A key document that would have to be applied by listed labs would be the CIBJO Gemmological Laboratories Blue Book, a mammoth opus that is compiled by the Gemmological Commission. Providing guidelines for the management and technical operations of gem labs, it complies with and expands upon ISO Standard 17025, which is the internationally recognised accreditation management systems for testing and calibration laboratories. Also relevant are CIBJO’s Blue Books for diamonds, coloured gemstones, pearls and precious coral.

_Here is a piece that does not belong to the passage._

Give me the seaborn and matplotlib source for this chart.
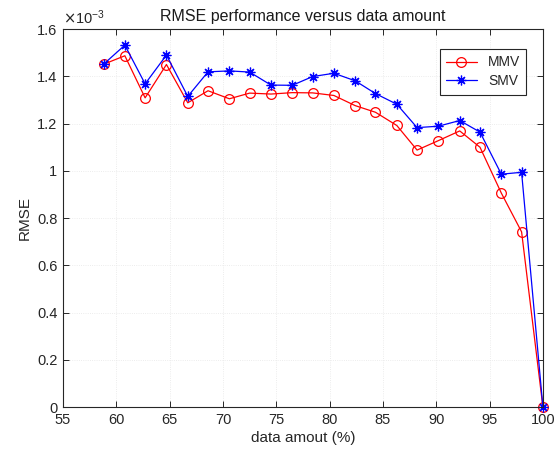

“The benefit of such a system is that laboratories with quality management systems in place, which adhere to the clauses and overall content of the CIBJO Gemmological Laboratories Blue Book, can be clearly identified by the trade and consumers alike,” Dr. Zwaan writes. “The system will also encourage openness and transparency in a sphere of operations that has grown significantly in scope over recent decades, where the results given in reports often have significant impact on the value of the item being reported upon.”
The just-released
Gemmology Special Report also looks at the CBJO Jade Guide, which currently is
being produced; the work of the Laboratory Manual Harmonisation Committee
(LMHC), to which Gemmological Commission members contribute; and growing use of
machine-learning and artificial intelligence in the field of gemmology.